Literary Agents Finally Move to Where the Writers Are. Brooklyn.

11/17/2010 2:44 PM |

Capote in Brooklyn

  • Kickin’ it, Brooklyn style.

It would seem literary agents are a lot like NY Times trend reporters—the last to figure out what’s going on. Thursday’s books story was about Manhattan literary agents taking the daring plunge and moving their offices to… gasp… Brooklyn. (Representative late-90s outerborough concern quote: David Black, looking at the East River: ““Is water a barrier to clients? Is it a barrier to the business?”)

Susan Golomb (agent to Jonathan Franzen and William T. Vollman—I’d paid big dollars to just watch those two hang out), no doubt considering the efficacy of modern bridges and tunnels in avoiding water, rather more sensibly says, “My clients don’t care where my office is.”

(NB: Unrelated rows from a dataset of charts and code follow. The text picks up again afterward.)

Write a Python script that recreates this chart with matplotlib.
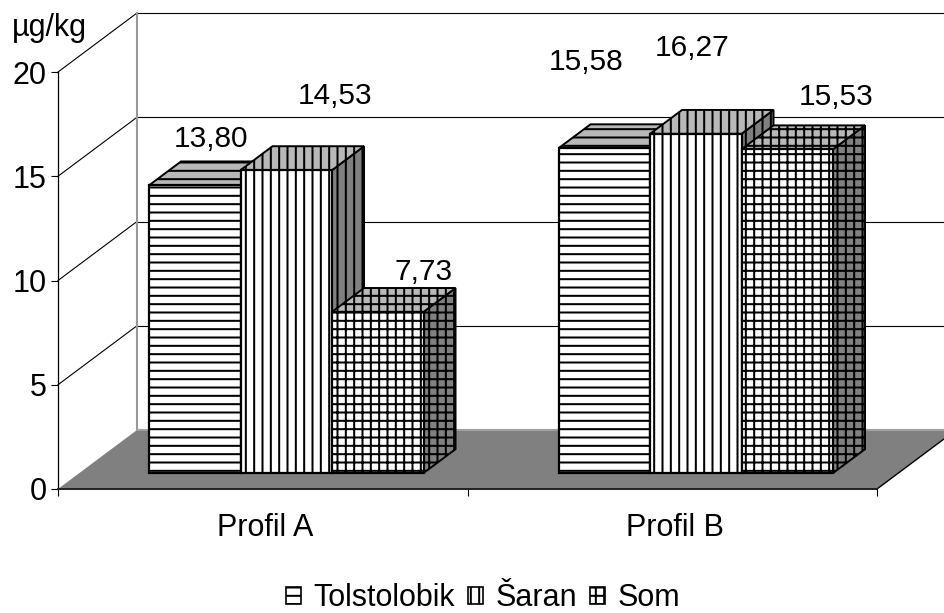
import numpy as np
from matplotlib import pyplot as plt
from matplotlib.patches import Patch, Polygon

plt.rcParams['font.family'] = ['Liberation Sans', 'DejaVu Sans']
plt.rcParams['hatch.linewidth'] = 1.45

# data
profiles = ['Profil A', 'Profil B']
species = ['Tolstolobik', 'Šaran', 'Som']
values_a = [13.80, 14.53, 7.73]
values_b = [15.58, 16.27, 15.53]
value_labels_a = ['13,80', '14,53', '7,73']
value_labels_b = ['15,58', '16,27', '15,53']
y_ticks = [0, 5, 10, 15, 20]

# styles
hatches = ['--', '||', '++']
# hand placed data label offsets (pixels from front top centre of the bar)
label_offsets = [(16, 46), (49, 74), (46, 40), (-18, 86), (-4, 86), (49, 52)]

W, H = 945, 613
fs = 22
fig = plt.figure(figsize=(W / 100, H / 100), dpi=100)
ax = fig.add_axes([58 / W, (H - 489) / H, (877 - 58) / W, (489 - 72) / H])
ax.set_xlim(-0.5, 1.5)
ax.set_ylim(0, 20)
ax.patch.set_alpha(0)

# pixels -> data units for the fake depth direction
kx = 79 * 2 / (877 - 58)
ky = 59 * 20 / (489 - 72)


def proj(x, y, d):
    return (x + d * kx, y + d * ky)


def poly(points, **kw):
    p = Polygon(points, closed=True, clip_on=False, **kw)
    ax.add_patch(p)


xmin, xmax = -0.5, 1.5
# floor
poly([proj(xmin, 0, 0), proj(xmin, 0, 1), proj(xmax, 0, 1), proj(xmax, 0, 0)],
     facecolor='#808080', edgecolor='none', zorder=1)
ax.plot(*zip(proj(xmax, 0, 0), proj(xmax, 0, 1)), color='black', lw=1, clip_on=False, zorder=1.5)
ax.plot(*zip(proj(xmin, 0, 1), proj(xmax, 0, 1)), color='#a0a0a0', lw=1.5, clip_on=False, zorder=1.5)

# walls
for v in y_ticks[1:]:
    ax.plot(*zip(proj(xmin, v, 0), proj(xmin, v, 1)), color='black', lw=0.8, clip_on=False, zorder=1)
    ax.plot(*zip(proj(xmin, v, 1), proj(xmax, v, 1)), color='black', lw=0.8, clip_on=False, zorder=1)
ax.plot(*zip(proj(xmin, 0, 1), proj(xmin, 20, 1)), color='#999999', lw=1.5, clip_on=False, zorder=1)

# bars
bar_w = 91.5 * 2 / (877 - 58)
bar_shift = 2.2 * 2 / (877 - 58)
front = 0.27
back = 0.675
all_values = [values_a, values_b]
all_labels = [value_labels_a, value_labels_b]
n = 0
z = 2
for i, vals in enumerate(all_values):
    for j, v in enumerate(vals):
        xc = i + (j - 1) * bar_w + bar_shift
        x0 = xc - bar_w / 2
        x1 = xc + bar_w / 2
        # side
        poly([proj(x1, 0, front), proj(x1, 0, back), proj(x1, v, back), proj(x1, v, front)],
             facecolor='#808080', edgecolor='black', hatch=hatches[j], lw=1.4, zorder=z)
        # top
        poly([proj(x0, v, front), proj(x0, v, back), proj(x1, v, back), proj(x1, v, front)],
             facecolor='#b8b8b8', edgecolor='black', hatch=hatches[j], lw=1.4, zorder=z)
        # front
        fx, fy = proj(xc, 0, front)
        ax.bar(fx, v, bottom=fy, width=bar_w, facecolor='white', edgecolor='black',
               hatch=hatches[j], linewidth=1.6, zorder=z + 0.5, clip_on=False)
        ax.annotate(all_labels[i][j], (fx, fy + v),
                    xytext=(label_offsets[n][0] * 0.72, label_offsets[n][1] * 0.72),
                    textcoords='offset points', ha='center', va='center', fontsize=21.5, zorder=10)
        n += 1
        z += 1

# axes
for s in ['top', 'right']:
    ax.spines[s].set_visible(False)
ax.spines['left'].set_linewidth(0.9)
ax.spines['left'].set_zorder(9)
ax.spines['bottom'].set_linewidth(1.4)
ax.spines['bottom'].set_color('#222222')
ax.spines['bottom'].set_zorder(9)
ax.set_yticks(y_ticks)
ax.tick_params(axis='y', length=5, width=0.8, labelsize=fs, pad=3)
ax.set_xticks([-0.5, 0.5, 1.5])
ax.set_xticklabels([])
ax.tick_params(axis='x', which='major', length=5, width=0.8)
ax.set_xticks([0.006, 1.006], labels=profiles, minor=True)
ax.tick_params(axis='x', which='minor', length=0, labelsize=fs, pad=17)

fig.text(12 / W, 1 - 28 / H, 'µg/kg', fontsize=fs, ha='left', va='center')

handles = [Patch(facecolor='white', edgecolor='black', hatch=h, lw=1.2) for h in hatches]
fig.legend(handles, species, loc='center', bbox_to_anchor=(483 / W, 1 - 598.5 / H), ncol=3,
           frameon=False, fontsize=fs, handlelength=0.5, handleheight=0.5,
           handletextpad=0.4, columnspacing=0.43, borderpad=0)

plt.savefig('out.png', dpi=100)
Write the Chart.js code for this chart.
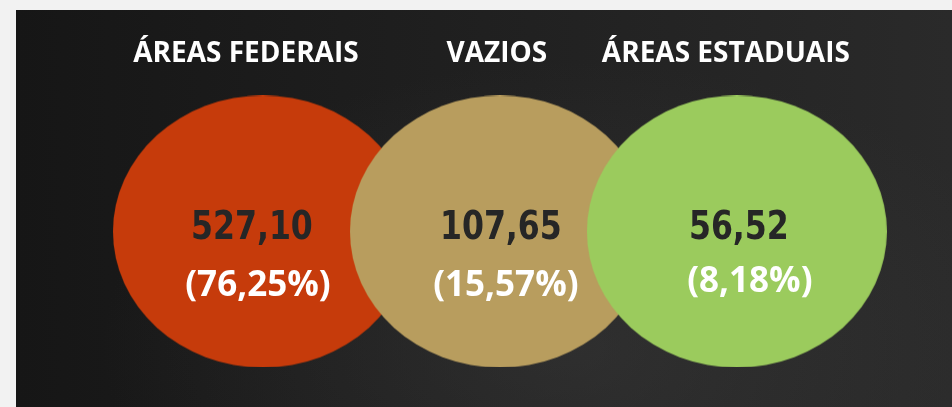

Howard Morhaim, who has a small agency in Brooklyn Heights, says that once upon a time, “Agents who were outside of Manhattan were considered second class.” And now he gets to work on a silver scooter, “an easy feat on uncrowded Brooklyn sidewalks.” I repeat, and now he gets to work on a silver scooter.

Of course, Brooklyn is where all the writers live. In fact, there are too many writers in Brooklyn. Look to your left, go on, try it: whoever you see there is probably a writer or “does a little writing.” It’s depressing, really, the image of thousands of writers huddled over laptops in the converted maid’s quarters of a thousand brownstones, click-clacking away, thoughts of One Story glory and/or Tumblr book deals sparrowing around their noodles…

But here’s the thing, agents: BROOKLYN WRITERS WANT YOU TO STAY IN MANHATTAN. All of our silly dreams of literary ascendancy involve the glorious tropes of an earlier age, the kind of literary superstardom in which we get to wear white suits and are feted at fabulously expensive Manhattan restaurants. We don’t want to fucking meet with you at Junior’s or Dumont or wherever. We want “making it” to mean something and, for some writers anyway, making it in that big imaginary Manhattan still matters.